===== DATASET EXTRACT =====

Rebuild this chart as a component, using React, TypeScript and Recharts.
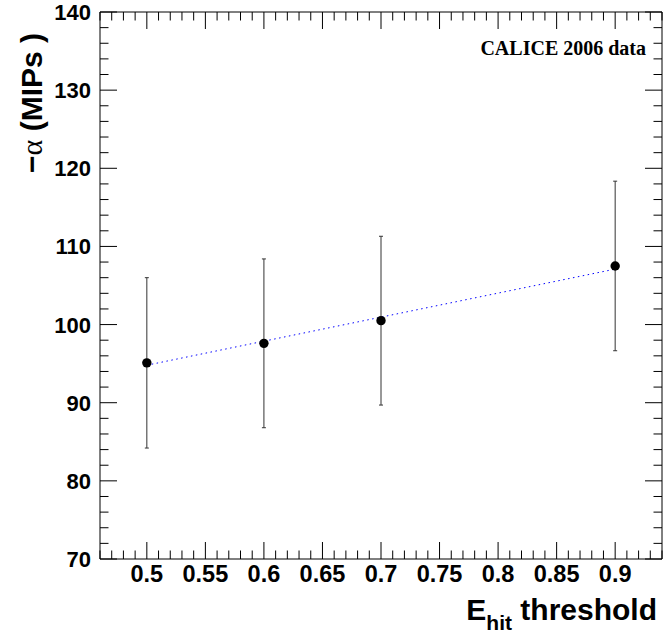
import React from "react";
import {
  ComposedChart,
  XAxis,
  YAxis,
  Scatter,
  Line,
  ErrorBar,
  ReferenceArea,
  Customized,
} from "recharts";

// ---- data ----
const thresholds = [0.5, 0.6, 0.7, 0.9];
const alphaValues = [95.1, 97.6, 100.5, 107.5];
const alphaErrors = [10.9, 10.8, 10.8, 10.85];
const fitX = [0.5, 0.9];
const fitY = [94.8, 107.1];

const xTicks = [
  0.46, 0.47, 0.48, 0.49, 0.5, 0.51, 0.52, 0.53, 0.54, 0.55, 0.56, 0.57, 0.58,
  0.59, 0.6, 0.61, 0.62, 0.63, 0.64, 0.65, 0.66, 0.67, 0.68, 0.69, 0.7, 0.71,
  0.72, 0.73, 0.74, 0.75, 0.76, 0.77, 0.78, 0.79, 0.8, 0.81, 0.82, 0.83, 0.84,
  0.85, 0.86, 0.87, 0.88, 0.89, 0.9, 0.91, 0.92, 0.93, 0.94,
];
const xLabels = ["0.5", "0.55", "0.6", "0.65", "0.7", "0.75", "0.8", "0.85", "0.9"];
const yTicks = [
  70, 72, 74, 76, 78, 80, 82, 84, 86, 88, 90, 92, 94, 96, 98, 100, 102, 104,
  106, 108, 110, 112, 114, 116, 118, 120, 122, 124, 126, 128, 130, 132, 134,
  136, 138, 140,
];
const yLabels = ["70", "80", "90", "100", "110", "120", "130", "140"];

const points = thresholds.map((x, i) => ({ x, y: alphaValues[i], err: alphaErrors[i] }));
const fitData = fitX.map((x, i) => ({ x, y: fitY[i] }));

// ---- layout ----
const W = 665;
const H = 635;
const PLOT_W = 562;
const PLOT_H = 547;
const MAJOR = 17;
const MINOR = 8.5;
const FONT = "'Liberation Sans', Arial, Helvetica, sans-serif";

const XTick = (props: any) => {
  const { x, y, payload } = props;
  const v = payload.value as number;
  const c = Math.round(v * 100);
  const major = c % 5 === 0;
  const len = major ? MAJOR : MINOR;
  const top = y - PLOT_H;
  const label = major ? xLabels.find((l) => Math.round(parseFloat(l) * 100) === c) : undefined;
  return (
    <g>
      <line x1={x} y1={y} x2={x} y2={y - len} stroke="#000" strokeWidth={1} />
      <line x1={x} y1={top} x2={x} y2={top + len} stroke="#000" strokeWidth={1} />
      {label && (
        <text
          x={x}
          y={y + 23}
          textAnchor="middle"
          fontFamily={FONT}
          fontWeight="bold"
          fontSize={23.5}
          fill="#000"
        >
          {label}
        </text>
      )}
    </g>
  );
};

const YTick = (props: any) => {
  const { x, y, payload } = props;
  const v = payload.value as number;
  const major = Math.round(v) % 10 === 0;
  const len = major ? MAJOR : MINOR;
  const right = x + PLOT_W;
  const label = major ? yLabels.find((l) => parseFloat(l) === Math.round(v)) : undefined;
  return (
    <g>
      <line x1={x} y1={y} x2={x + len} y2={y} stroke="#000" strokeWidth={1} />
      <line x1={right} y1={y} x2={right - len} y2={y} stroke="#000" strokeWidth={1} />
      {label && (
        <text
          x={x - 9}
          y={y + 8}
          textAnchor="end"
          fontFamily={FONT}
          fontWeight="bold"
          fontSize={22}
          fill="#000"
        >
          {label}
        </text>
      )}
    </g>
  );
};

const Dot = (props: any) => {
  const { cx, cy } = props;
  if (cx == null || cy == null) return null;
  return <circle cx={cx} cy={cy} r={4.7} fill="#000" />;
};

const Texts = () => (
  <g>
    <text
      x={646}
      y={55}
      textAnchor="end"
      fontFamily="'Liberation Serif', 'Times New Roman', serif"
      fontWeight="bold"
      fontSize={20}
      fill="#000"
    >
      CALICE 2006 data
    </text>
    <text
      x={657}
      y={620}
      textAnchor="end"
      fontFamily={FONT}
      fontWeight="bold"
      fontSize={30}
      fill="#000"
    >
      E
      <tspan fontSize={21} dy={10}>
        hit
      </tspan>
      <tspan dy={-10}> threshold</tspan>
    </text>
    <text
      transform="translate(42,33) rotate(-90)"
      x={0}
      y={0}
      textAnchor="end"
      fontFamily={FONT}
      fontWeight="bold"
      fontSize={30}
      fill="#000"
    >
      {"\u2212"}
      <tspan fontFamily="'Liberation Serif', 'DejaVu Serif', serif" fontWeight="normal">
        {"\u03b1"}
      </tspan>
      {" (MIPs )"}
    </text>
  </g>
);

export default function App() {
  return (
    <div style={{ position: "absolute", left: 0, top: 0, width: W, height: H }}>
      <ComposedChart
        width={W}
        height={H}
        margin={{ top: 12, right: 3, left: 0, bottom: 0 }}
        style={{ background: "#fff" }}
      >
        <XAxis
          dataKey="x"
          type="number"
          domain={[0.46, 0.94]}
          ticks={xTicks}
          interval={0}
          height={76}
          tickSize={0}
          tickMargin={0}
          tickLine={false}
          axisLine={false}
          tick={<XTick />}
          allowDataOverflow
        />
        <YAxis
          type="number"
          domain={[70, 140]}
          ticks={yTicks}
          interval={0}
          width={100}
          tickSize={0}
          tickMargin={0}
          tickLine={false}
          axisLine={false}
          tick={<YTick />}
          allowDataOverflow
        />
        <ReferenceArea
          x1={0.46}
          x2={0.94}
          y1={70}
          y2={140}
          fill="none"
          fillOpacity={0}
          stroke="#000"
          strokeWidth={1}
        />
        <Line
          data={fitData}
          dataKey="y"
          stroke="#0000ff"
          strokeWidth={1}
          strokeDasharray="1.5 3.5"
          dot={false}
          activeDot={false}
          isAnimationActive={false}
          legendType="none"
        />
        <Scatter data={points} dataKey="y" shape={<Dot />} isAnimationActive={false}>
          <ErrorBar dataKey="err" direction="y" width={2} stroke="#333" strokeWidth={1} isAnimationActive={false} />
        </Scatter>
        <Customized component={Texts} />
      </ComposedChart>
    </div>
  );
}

=====

> REQUEST: Pick out each line in the material containing "React".

> ANSWER BELOW:
Rebuild this chart as a component, using React, TypeScript and Recharts.
import React from "react";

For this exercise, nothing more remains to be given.